■ THE PROBLEM
Print the listing as it stands, omitting all images.

■ STORED DATA
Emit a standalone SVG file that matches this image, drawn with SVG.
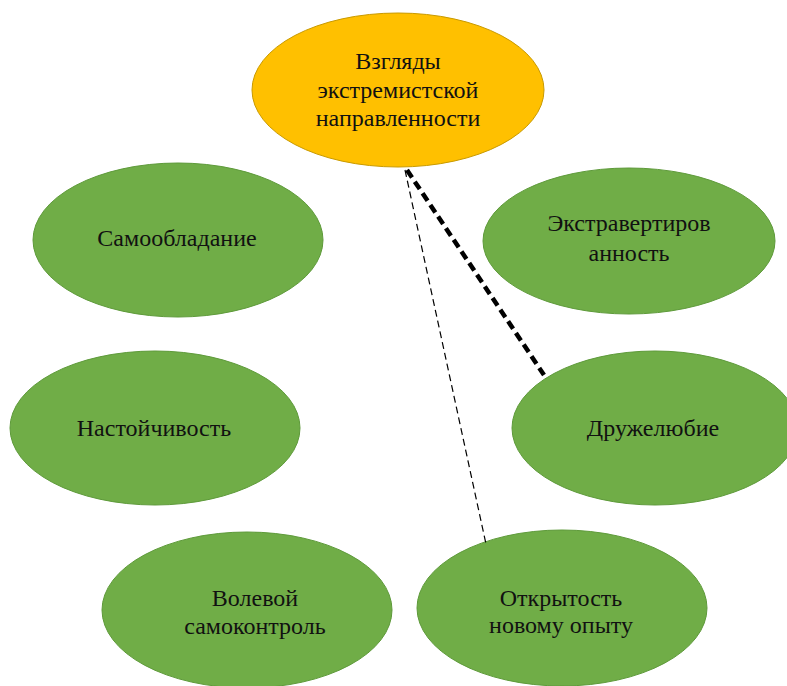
<svg xmlns="http://www.w3.org/2000/svg" width="787" height="686" viewBox="0 0 787 686">
<style>
.g{fill:#70AD47;stroke:#5E9A3A;stroke-width:1}
.o{fill:#FFC000;stroke:#C99A00;stroke-width:1}
text{font-family:"Liberation Serif","Times New Roman",serif;font-size:24px;fill:#111;text-anchor:middle}
</style>
<rect width="787" height="686" fill="#fff"/>
<g id="n-samoobladanie"><ellipse class="g" cx="178" cy="240" rx="145" ry="77"/><text x="177" y="246">Самообладание</text></g>
<g id="n-ekstra"><ellipse class="g" cx="629" cy="241" rx="146" ry="73"/><text x="629" y="231">Экстравертиров</text><text x="629" y="261">анность</text></g>
<g id="n-nastoich"><ellipse class="g" cx="155" cy="428" rx="145" ry="77"/><text x="154" y="436">Настойчивость</text></g>
<g id="n-druzh"><ellipse class="g" cx="655" cy="428" rx="143" ry="77"/><text x="653" y="436">Дружелюбие</text></g>
<g id="n-volevoy"><ellipse class="g" cx="247" cy="610" rx="145" ry="78"/><text x="255" y="606">Волевой</text><text x="255" y="634">самоконтроль</text></g>
<g id="n-otkryt"><ellipse class="g" cx="562" cy="608" rx="145" ry="78"/><text x="561" y="606">Открытость</text><text x="561" y="633">новому опыту</text></g>
<g id="connectors">
<line x1="407" y1="170" x2="544" y2="375" stroke="#000" stroke-width="4.5" stroke-dasharray="9,5"/>
<line x1="405" y1="170" x2="486" y2="544" stroke="#000" stroke-width="1.2" stroke-dasharray="7,4"/>
</g>
<g id="n-top"><ellipse class="o" cx="398" cy="90" rx="146" ry="77"/><text x="398" y="69">Взгляды</text><text x="398" y="98">экстремистской</text><text x="398" y="126">направленности</text></g>
</svg>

■ SOLUTION TO THIS EXERCISE
Emit a standalone SVG file that matches this image, drawn with SVG.
<svg xmlns="http://www.w3.org/2000/svg" width="787" height="686" viewBox="0 0 787 686">
<style>
.g{fill:#70AD47;stroke:#5E9A3A;stroke-width:1}
.o{fill:#FFC000;stroke:#C99A00;stroke-width:1}
text{font-family:"Liberation Serif","Times New Roman",serif;font-size:24px;fill:#111;text-anchor:middle}
</style>
<rect width="787" height="686" fill="#fff"/>
<g id="n-samoobladanie"><ellipse class="g" cx="178" cy="240" rx="145" ry="77"/><text x="177" y="246">Самообладание</text></g>
<g id="n-ekstra"><ellipse class="g" cx="629" cy="241" rx="146" ry="73"/><text x="629" y="231">Экстравертиров</text><text x="629" y="261">анность</text></g>
<g id="n-nastoich"><ellipse class="g" cx="155" cy="428" rx="145" ry="77"/><text x="154" y="436">Настойчивость</text></g>
<g id="n-druzh"><ellipse class="g" cx="655" cy="428" rx="143" ry="77"/><text x="653" y="436">Дружелюбие</text></g>
<g id="n-volevoy"><ellipse class="g" cx="247" cy="610" rx="145" ry="78"/><text x="255" y="606">Волевой</text><text x="255" y="634">самоконтроль</text></g>
<g id="n-otkryt"><ellipse class="g" cx="562" cy="608" rx="145" ry="78"/><text x="561" y="606">Открытость</text><text x="561" y="633">новому опыту</text></g>
<g id="connectors">
<line x1="407" y1="170" x2="544" y2="375" stroke="#000" stroke-width="4.5" stroke-dasharray="9,5"/>
<line x1="405" y1="170" x2="486" y2="544" stroke="#000" stroke-width="1.2" stroke-dasharray="7,4"/>
</g>
<g id="n-top"><ellipse class="o" cx="398" cy="90" rx="146" ry="77"/><text x="398" y="69">Взгляды</text><text x="398" y="98">экстремистской</text><text x="398" y="126">направленности</text></g>
</svg>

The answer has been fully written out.